Vellalakundam is a village in the Vazhapadi taluk of Salem district, in Tamil Nadu, India.

==Geography==
Vellalakundam is within Vazhapadi taluk, which is in the central part of Salem district. It covers 22.1 km2 of land in the southwestern part of the taluk, near the border with Salem taluk. It is located 8 km southwest of Vazhapadi, the taluk headquarters, 20 km east of Salem, the district headquarters, and 260 km southwest of the state capital of Chennai. It is to the north of a reserved forest that is between the town and Tirumanur.
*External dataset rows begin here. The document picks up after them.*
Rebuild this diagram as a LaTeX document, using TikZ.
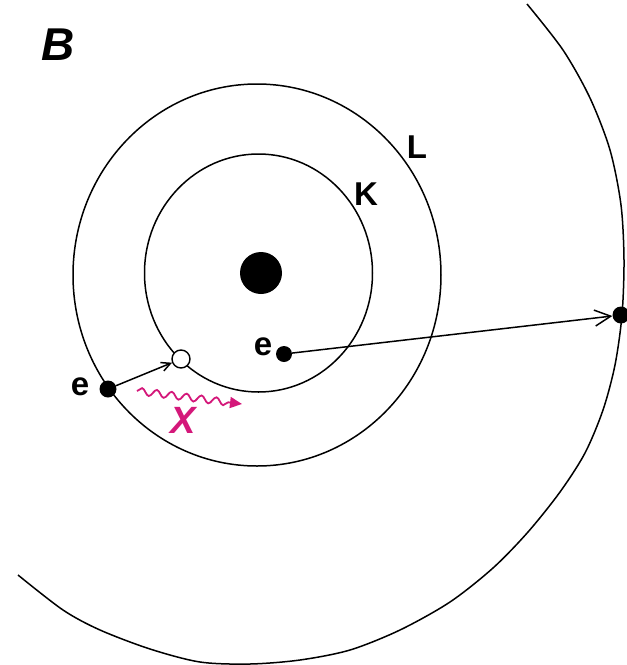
\documentclass[tikz,border=0pt]{standalone}
\usepackage{fontspec}
\setmainfont{Liberation Sans}
\usetikzlibrary{arrows.meta,decorations.pathmorphing}
\definecolor{xray}{RGB}{212,24,122}

\tikzstyle{nucleus} = [circle, fill=black, inner sep=0pt, minimum size=42pt]
\tikzstyle{electron} = [circle, fill=black, inner sep=0pt, minimum size=17pt]
\tikzstyle{hole} = [circle, draw=black, fill=white, line width=1.4pt, inner sep=0pt, minimum size=18pt]
\tikzstyle{shell} = [line width=1.5pt]
\tikzstyle{lbl} = [font=\fontsize{33}{33}\selectfont\bfseries, inner sep=0pt]

\begin{document}
\begin{tikzpicture}[x=1pt, y=-1pt]
      \useasboundingbox (0,0) rectangle (627,665);
      % shells K, L and the outer one
      \draw[shell] (258.5,273) ellipse [x radius=114, y radius=119];
      \draw[shell] (257,275) ellipse [x radius=184, y radius=191];
      \draw[shell] plot[smooth] coordinates {(527,4) (563,50) (590,98) (610,150)
        (621,205) (624,260) (622,315) (615,365) (603,410) (585,453) (560,492)
        (528,532) (493,568) (450,602) (400,630) (350,650) (300,660) (250,664)
        (200,662) (150,649) (100,630) (63,610) (18,575)};
      \node[nucleus] (n) at (261,273) {};
      \node[electron] (e1) at (108,389) {};
      \node[hole] (h) at (181,359) {};
      \node[electron, minimum size=16pt] (e2) at (284,354) {};
      \node[electron] (e3) at (621,315) {};
      \coordinate (1) at (137,391);
      \coordinate (2) at (242,404);
      \draw[shell, -{Straight Barb[length=9pt,width=9pt]}] (e1) -- (h);
      \draw[shell, -{Straight Barb[length=16pt,width=16pt]}] (e2) -- (e3);
      \draw[xray, line width=1.8pt, decorate,
        decoration={snake, amplitude=3.5pt, segment length=15pt, post length=9pt},
        -{Triangle[length=12pt,width=11pt]}] (1) -- (2);
      \node[lbl, font=\fontsize{46}{46}\selectfont\bfseries\itshape] (b) at (58,45) {B};
      \node[lbl] (l) at (417,147) {L};
      \node[lbl] (k) at (366,194) {K};
      \node[lbl] (le1) at (80,387) {e};
      \node[lbl] (le2) at (263,347) {e};
      \node[lbl, text=xray, font=\fontsize{38}{38}\selectfont\bfseries\itshape] (x) at (183,420) {X};
    \end{tikzpicture}
\end{document}
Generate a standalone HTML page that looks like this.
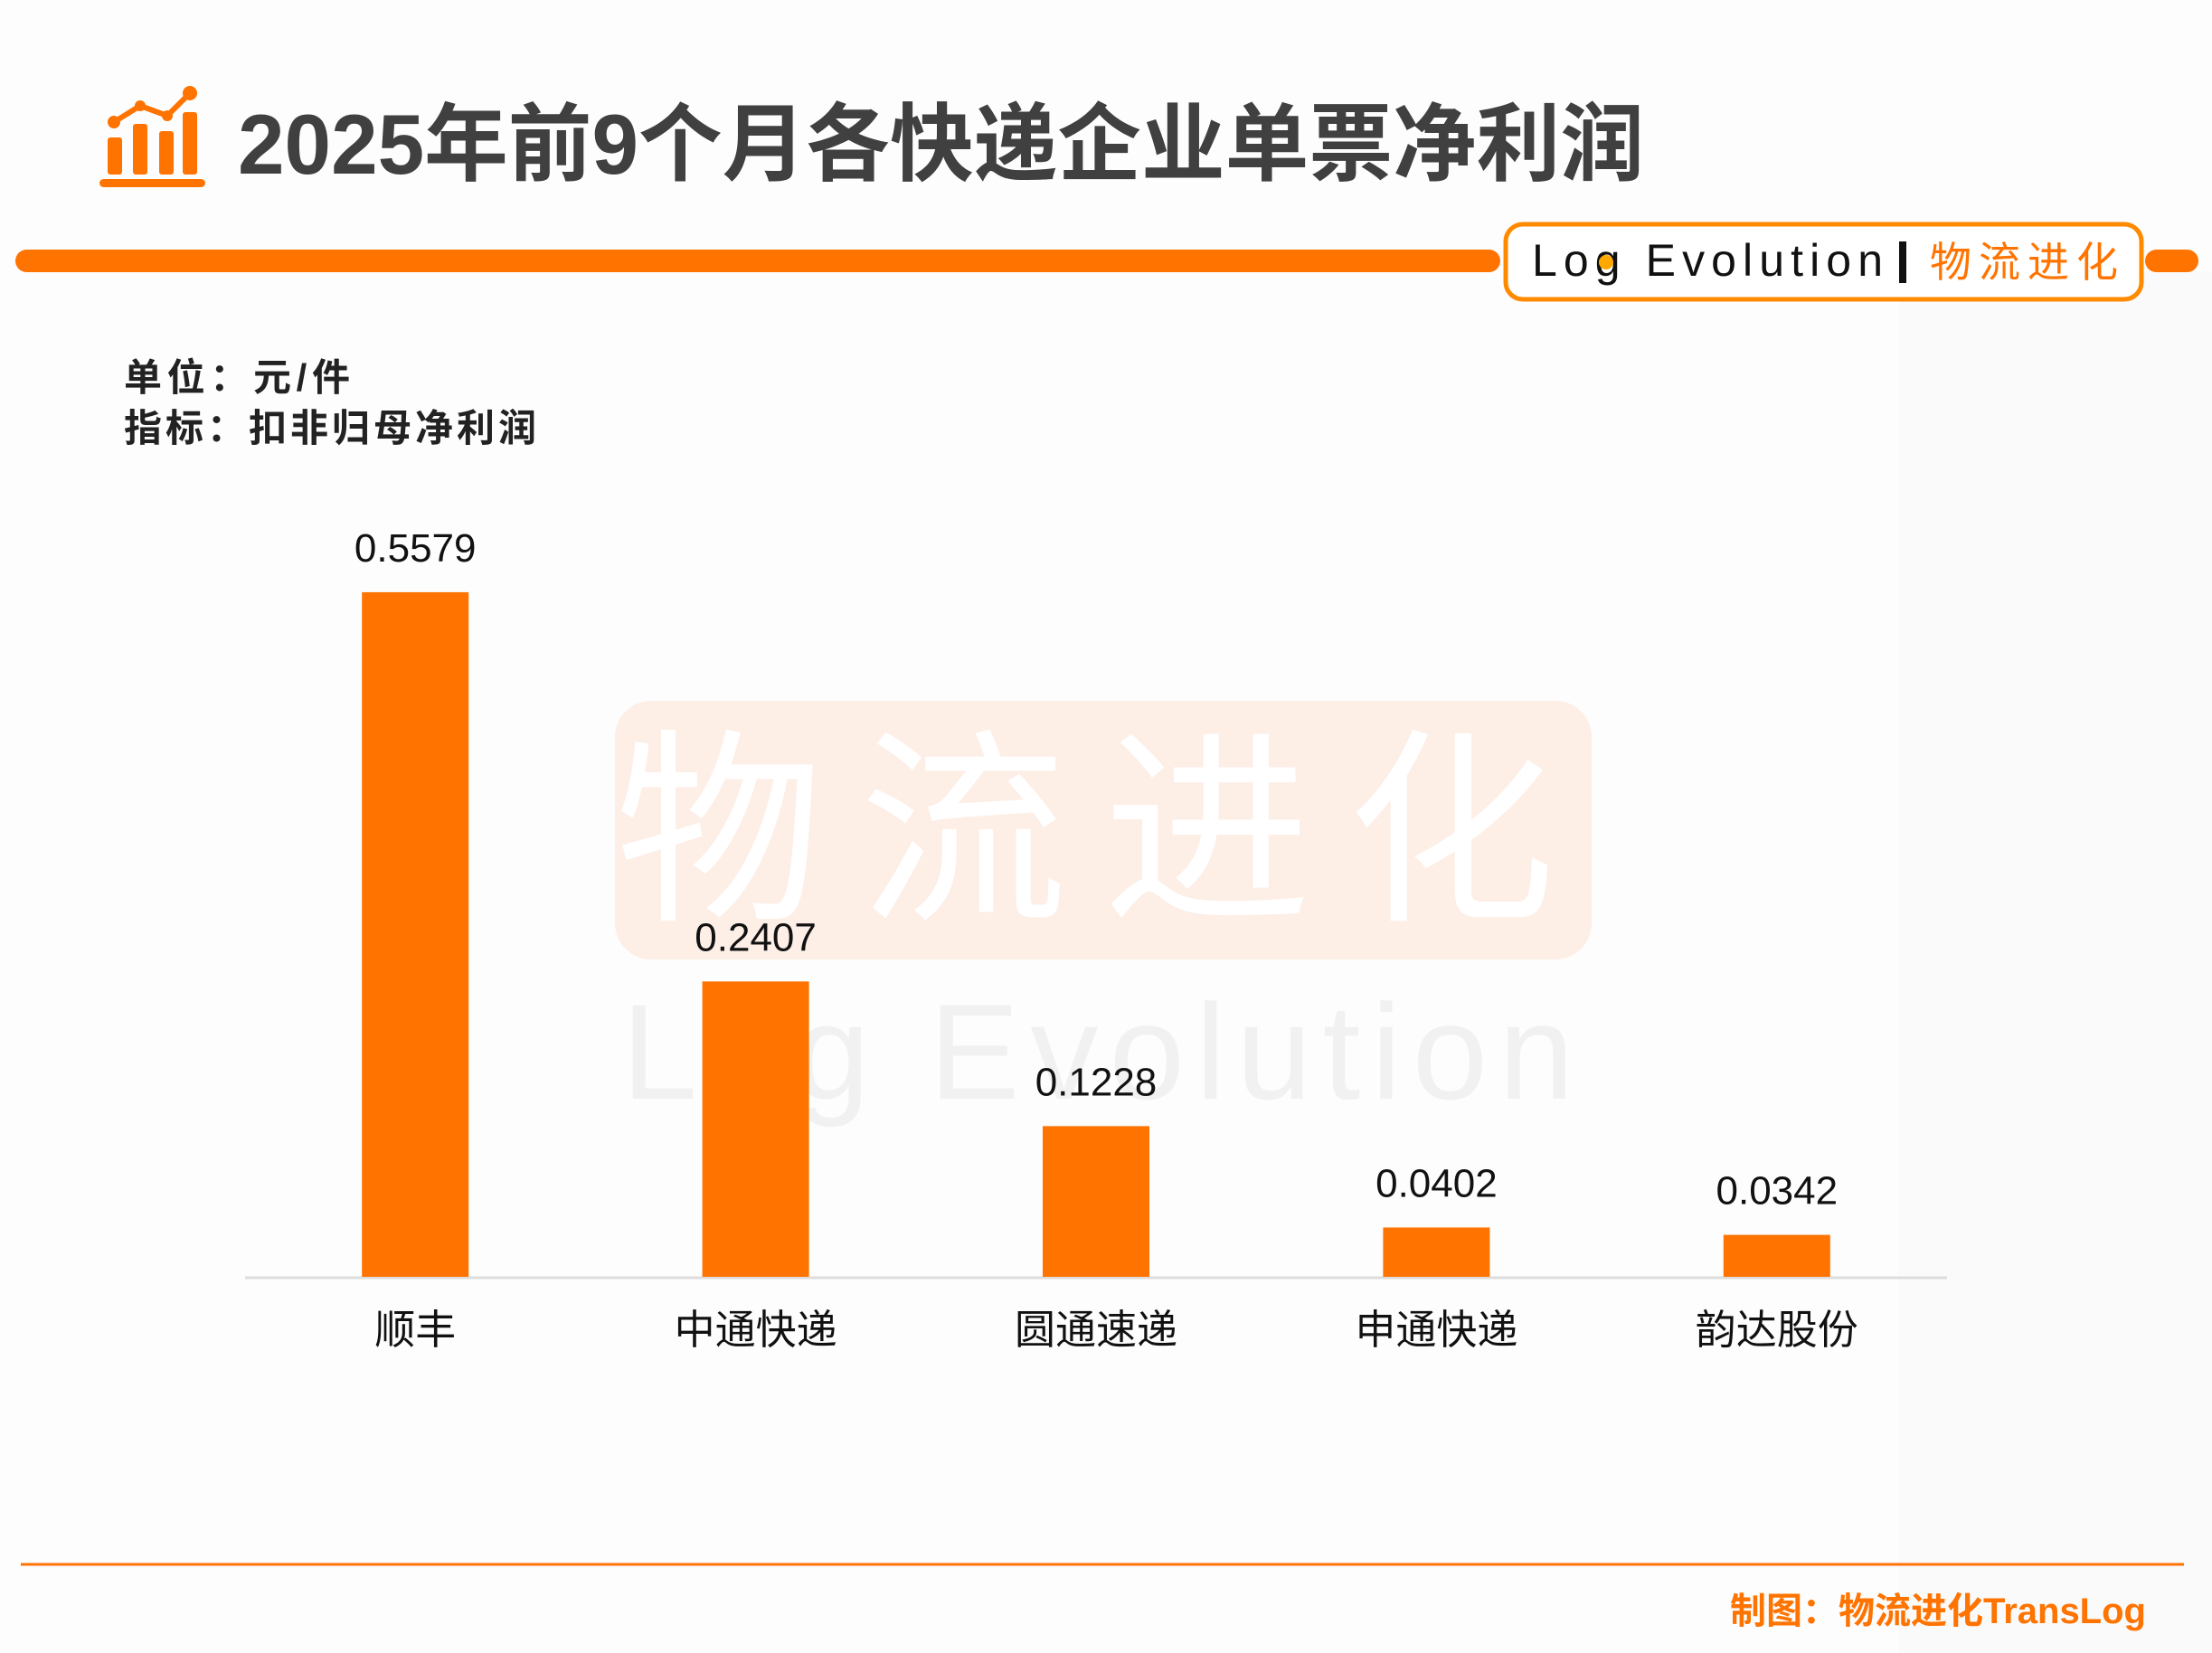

Vellalakundam is within the drainage basin of the Vellar River, and the Singipuram River, a tributary of the Vellar, flows through the town during the wet season.

==Demographics==
In 2011 Vellalakundam had a population of 6,904 people living in 1,843 households. 3,470 (50.3%) of the inhabitants were male, while 3,434 (49.7%) were female. 695 children in the town, about 10% of the population, were at or below the age of 6. The literacy rate in the town was 64.9%%. Scheduled Castes and Scheduled Tribes accounted for 24% and 0.3% of the population, respectively.